Mas antes de identificar o espaço que Graciliano Ramos conquistou na literatura de 30, precisamos entender o panorama político-literário desse período da revolução brasileira. A geração de 30 privilegiava a questão ideológica da literatura, pois defendia a inserção das questões da sociedade dentro da literatura. Para Graciliano Ramos, a literatura que vinha antes da revolução de 30 ou era o academicismo estéril
anterior ao movimento modernista, ou era retórica boba
. Dessa maneira, é preciso entender o Brasil antes do decênio de 30, e o país do decênio de 30. E para tratar essa dualidade, utilizaremos o pensamento de Lafetá que observou na geração de 22 um foco no aspecto estético da literatura, ao passo que, na geração de 30 a ênfase estaria no aspecto ideológico.
Veremos que, para João Luiz Lafetá, coube à geração de 22 a identificação da crise do subdesenvolvimento, mas este grupo representou essa questão apenas no campo estético da literatura, tendo como modelo as vanguardas europeias, que propunham uma espécie de desconstrução da arte. Da mesma maneira, restaria à geração de 30 o viés ideológico com caráter revolucionário, trabalhando o problema do outro de classe e propondo a emancipação pela arte. Para o crítico nenhum desses dois movimentos devem ser desprezados, na verdade, eles devem funcionar como uma espécie de elo, teríamos aí, um princípio de continuidade. Já para Luís Bueno, o movimento da geração de 22 foi relevante, mas não para o modernismo, logo sendo chamado de pré-modernismo.
Para Antonio Candido, essa virada da década de 22 para a década de 30 são momentos decisivos
. À geração de 22 caberia a identificação das deficiências do país, pois propondo desconstruir o que havia, em algum momento algo novo deveria ser apresentado – daí uma espécie de permanência da ideia de país novo
ainda nesse momento.
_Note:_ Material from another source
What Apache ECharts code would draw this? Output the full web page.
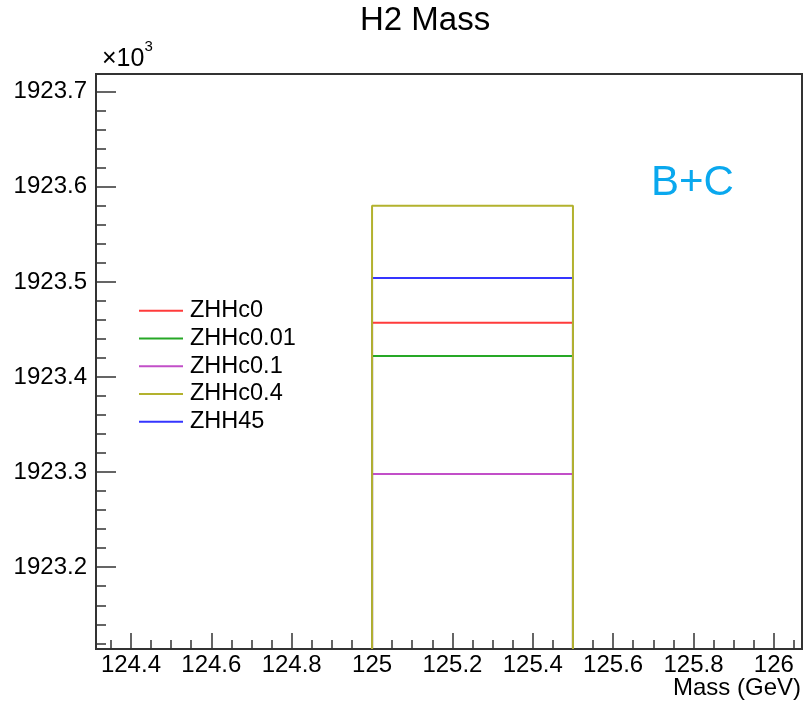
<!DOCTYPE html>
<html>
<head>
<meta charset="utf-8">
<title>H2 Mass</title>
<script src="https://cdn.jsdelivr.net/npm/echarts@6/dist/echarts.min.js"></script>
<style>
  html, body { margin: 0; padding: 0; background: #ffffff; }
  #chart { width: 805px; height: 701px; }
</style>
</head>
<body>
<div id="chart"></div>
<script>
// Histogram bin edges (GeV): a single filled bin
const binEdges = [125, 125.5];

// Sample names and the content of the bin for each sample
const sampleNames = ['ZHHc0', 'ZHHc0.01', 'ZHHc0.1', 'ZHHc0.4', 'ZHH45'];
const binContents = [1923457, 1923422, 1923298, 1923580, 1923504];
const sampleColors = ['#ff3b3b', '#26a826', '#c24fc8', '#b3b22e', '#3535ff'];

// Axis ranges and tick labels
const xRange = [124.313, 126.07];
const yRange = [1923114, 1923718.6];
const xTickLabels = [124.4, 124.6, 124.8, 125, 125.2, 125.4, 125.6, 125.8, 126];
const yTickLabels = [1923200, 1923300, 1923400, 1923500, 1923600, 1923700];

// Minor tick positions
const xMinorTicks = [];
for (let i = 0; i <= 34; i++) xMinorTicks.push(+(124.35 + i * 0.05).toFixed(2));
const yMinorTicks = [];
for (let i = 0; i <= 29; i++) yMinorTicks.push(1923120 + i * 20);

const FONT = '"Liberation Sans", Arial, Helvetica, sans-serif';
const AXIS_COLOR = '#333333';

const chart = echarts.init(document.getElementById('chart'), null, { renderer: 'canvas' });

// Each histogram is drawn as an outline: up the low edge, across the bin, down the high edge
const series = sampleNames.map((name, i) => ({
  name: name,
  type: 'line',
  xAxisIndex: 0,
  yAxisIndex: 0,
  symbol: 'none',
  clip: true,
  z: name === 'ZHHc0.4' ? 5 : 4,
  lineStyle: { color: sampleColors[i], width: 2 },
  itemStyle: { color: sampleColors[i] },
  data: [
    [binEdges[0], yRange[0]],
    [binEdges[0], binContents[i]],
    [binEdges[1], binContents[i]],
    [binEdges[1], yRange[0]]
  ]
}));

const option = {
  backgroundColor: '#ffffff',
  animation: false,
  grid: {
    left: 96, top: 74, right: 3, bottom: 52,
    show: true, borderColor: AXIS_COLOR, borderWidth: 2, backgroundColor: 'transparent'
  },
  legend: {
    orient: 'vertical',
    left: 139,
    top: 297,
    padding: 0,
    icon: 'rect',
    itemWidth: 44,
    itemHeight: 2,
    itemGap: 0,
    textStyle: { fontFamily: FONT, fontSize: 23.5, lineHeight: 27.7, color: '#000000', padding: [0, 0, 0, 2] },
    data: sampleNames
  },
  xAxis: [
    {
      type: 'value', min: xRange[0], max: xRange[1], position: 'bottom',
      axisLine: { show: true, lineStyle: { color: AXIS_COLOR, width: 2 } },
      axisTick: { show: true, inside: true, length: 16, lineStyle: { color: AXIS_COLOR, width: 1.5 }, customValues: xTickLabels },
      axisLabel: { show: true, customValues: xTickLabels, margin: 4, fontFamily: FONT, fontSize: 24, color: '#000000',
        formatter: v => String(+v.toFixed(1)) },
      splitLine: { show: false }
    },
    {
      type: 'value', min: xRange[0], max: xRange[1], position: 'bottom',
      axisLine: { show: false },
      axisTick: { show: true, inside: true, length: 9, lineStyle: { color: AXIS_COLOR, width: 1.5 }, customValues: xMinorTicks },
      axisLabel: { show: false },
      splitLine: { show: false }
    }
  ],
  yAxis: [
    {
      type: 'value', min: yRange[0], max: yRange[1], position: 'left',
      axisLine: { show: true, lineStyle: { color: AXIS_COLOR, width: 2 } },
      axisTick: { show: true, inside: true, length: 20, lineStyle: { color: AXIS_COLOR, width: 1.5 }, customValues: yTickLabels },
      axisLabel: { show: true, customValues: yTickLabels, margin: 9, fontFamily: FONT, fontSize: 24, color: '#000000',
        formatter: v => (v / 1000).toFixed(1) },
      splitLine: { show: false }
    },
    {
      type: 'value', min: yRange[0], max: yRange[1], position: 'left',
      axisLine: { show: false },
      axisTick: { show: true, inside: true, length: 10, lineStyle: { color: AXIS_COLOR, width: 1.5 }, customValues: yMinorTicks },
      axisLabel: { show: false },
      splitLine: { show: false }
    }
  ],
  graphic: [
    { type: 'text', left: 428 - 68, top: 4,
      style: { text: 'H2 Mass', font: '33px ' + FONT, fill: '#000000' } },
    { type: 'text', right: 4, top: 676,
      style: { text: 'Mass (GeV)', font: '24px ' + FONT, fill: '#000000' } },
    { type: 'text', left: 102, top: 39,
      style: { text: '{a|×10}{b|3}', rich: {
        a: { font: '25px ' + FONT, fill: '#000000', verticalAlign: 'bottom', padding: [8, 0, 0, 0] },
        b: { font: '15px ' + FONT, fill: '#000000', verticalAlign: 'top' }
      } } },
    { type: 'text', left: 651, top: 162,
      style: { text: 'B+C', font: '42px ' + FONT, fill: '#0aa8ee' } }
  ],
  series: series
};

chart.setOption(option);
</script>
</body>
</html>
A geração de 30 começaria a ter consciência do subdesenvolvimento, dado o seu cunho político, mas a esta fase dar-se-ia o nome de pré-consciência do atraso
, pois ainda haveria uma chama de esperança, senão esses intelectuais não buscariam resolver o problema da massa.
Ainda tratando da era de 30, momento da revolução, entra em cena como espaço para denúncias sociais – o romance social. As características comuns aos romances de 30 são a verossimilhança, o retrato direto da realidade em seus elementos históricos e sociais, a linearidade narrativa, a tipificação social (indivíduos que representam classes sociais) e a construção ficcional de um mundo que deve dar a ideia de abrangência e totalidade. A prosa, liberta e amadurecida, se desenvolve no romance que vive uma de suas quadras mais ricas. Romance fortemente marcado de neonaturalismo e de inspiração popular, visando aos dramas contidos em aspectos característicos do país: decadência da aristocracia rural e formação do proletariado; poesia e luta do trabalhador; êxodo rural, cangaço; vida difícil das cidades em rápida transformação. Nesse tipo de romance, o mais característico do período e frequentemente de tendência radical, é preponderante o problema da construção do personagem. A humanidade singular dos protagonistas domina os fatores do enredo: meio social, paisagem, problema político, conforme Antonio Candido. Assim, o romance, pensado como gênero do inacabamento por Bakhtin, ascende ao status do instrumento para a representação da luta de classes. O romance, caracterizado pela denúncia social, passa a funcionar como verdadeiro documento da realidade brasileira.
Luís Bueno nomeia o protagonista do romance de 30 de o fracassado
. Outras nomenclaturas surgiram: o oprimido, o sertanejo, o outro de classe. Os intelectuais de esquerda tentam representar o outro de classe, mas como percebem que não podem se colocar no lugar dele, começam a assumir o papel de porta-voz dos espoliados. Essa estratégia, em muitos casos, corre o risco de anular o outro de classe, calar a sua voz. Nessa mesma tentativa, quando o intelectual se ocupa em defender o oprimido, acaba descaracterizando-o, tratando-o como algo pitoresco. Essa proteção dada ao outro retoma o paternalismo de classe tradicional da prosa brasileira. Também, esse apadrinhamento
, ao invés de elevar o outro, desqualifica-o, já que nem falar lhe é permitido.